Thursday, April 09, 2015

One hundred fifty, one hundred, and fifty years ago today

-- Sesquicentennial: The War between the States ended.

Lee and Grant, both holding the highest rank in their respective armies, had known each other slightly during the Mexican War and exchanged awkward personal inquiries. Characteristically, Grant arrived in his muddy field uniform while Lee had turned out in full dress attire, complete with sash and sword. Lee asked for the terms, and Grant hurriedly wrote them out. All officers and men were to be pardoned, and they would be sent home with their private property – most important, the horses, which could be used for a late spring planting. Officers would keep their side arms, and Lee’s starving men would be given Union rations.

Shushing a band that had begun to play in celebration, General Grant told his officers, “The war is over. The Rebels are our countrymen again.” Although scattered resistance continued for several weeks, for all practical purposes the Civil War had come to an end.

Yes, about that 'scattered resistance'.  It continues to this day.

(T)he Sons of Confederate Veterans are now nearing completion on a monument to their ancestors just off I-10, just this side of the Sabine and the Louisiana border.
Situated at the corner of I-10 and Martin Luther King Jr. Drive, “The Confederate Memorial of the Wind” will feature a walkway lined by the Confederate battle flag and those of several dozen (the count varies in every article) Texas regiments leading up to a circular monument composed of 13 columns honoring each of the Confederate states.

Around the time the project got underway two years ago, Granvel Block, an Orange resident and the SCV’s Texas statewide commander, rejected the idea, often espoused by the NAACP, that Confederate symbols are hateful relics of white supremacy and slavery.
Block said the group wants to preserve history. He said some people, white and black, do not like the Confederate battle flag design because they don’t understand the history. “So many things (about the Confederacy) have been taught wrong or with a poor skew,” he said. As examples, he said the Civil War was not fought over slavery and that slaves were owned in the north, not exclusively in the south. He said individual state governments were sovereign and that “our states were invaded by northern troops.”

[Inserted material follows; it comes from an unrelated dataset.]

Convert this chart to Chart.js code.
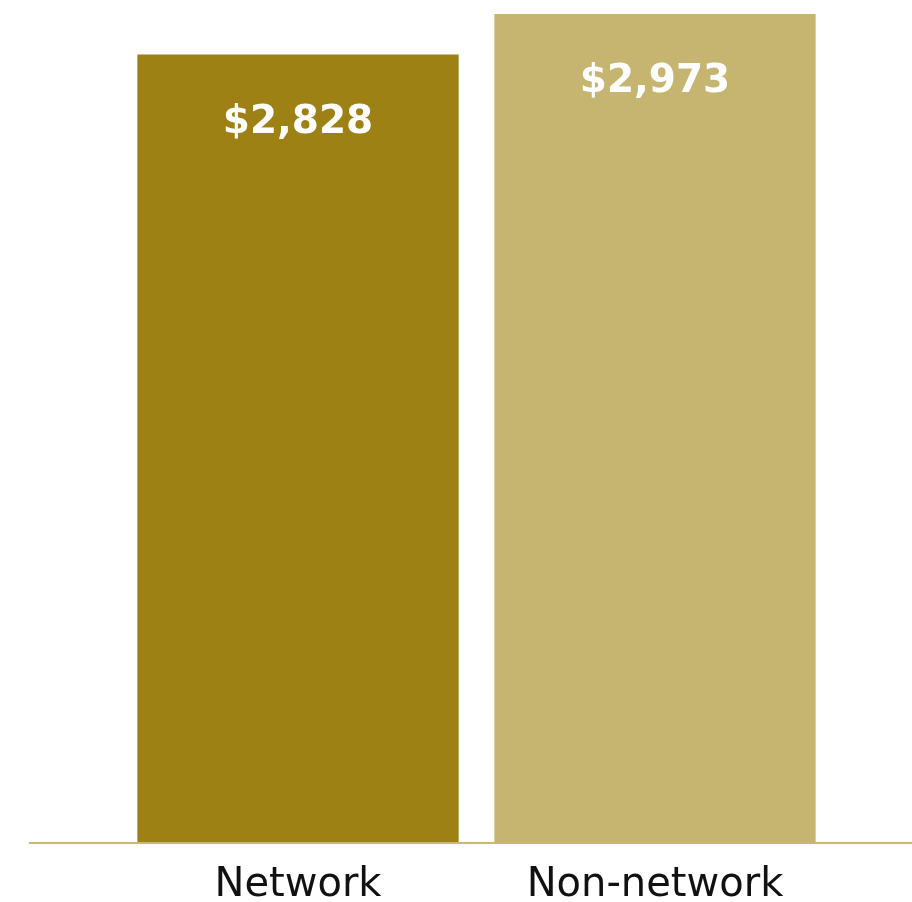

Right.  Not about slavery.  Despite what the secession statements of Mississippi, Georgia, South Carolina, and Texas actually say.  Despite what the vice-president of the Confederacy, Alexander Hamilton Stephens, said.  Tip of the hat, Grant-to-Lee-style, to Infidel for the links, and for this.

That was the Confederate cause: slavery and explicit racism drenched in self- righteous Bible-thumping.  It's no wonder certain elements today feel nostalgic for it.

Related: Gadfly, on why we need an Appomattox (or a "You lost, traitors") Day.

-- Centenary (plus two days): The birth of Billie Holiday.

She wore white gardenias in her black hair and sang about the scent of magnolia, sweet and fresh.

Billie Holiday, born 100 years ago Tuesday, is being remembered as a timeless American jazz singer who risked her career to record a song with a civil-rights message that resonates still today.

In 1938, Holiday became the first Black woman to work with a White orchestra. One year later, her label, Columbia Records, would refuse her request to record "Strange Fruit," a song about the lynching of a black man.

Major record labels feared losing sales in the South. Holiday recorded "Strange Fruit" with Commodore Records, recognized as America's first independent jazz record label.


Time Magazine called Holiday's haunting ballad the song of the century. It has sold millions of copies.
The late jazz writer Leonard Feather called "Strange Fruit," "the first significant protest in words and music, the first unmuted cry against racism."

-- Golden anniversary: The opening of the Astrodome.

They're throwing a party for her tonight, and I'll be there.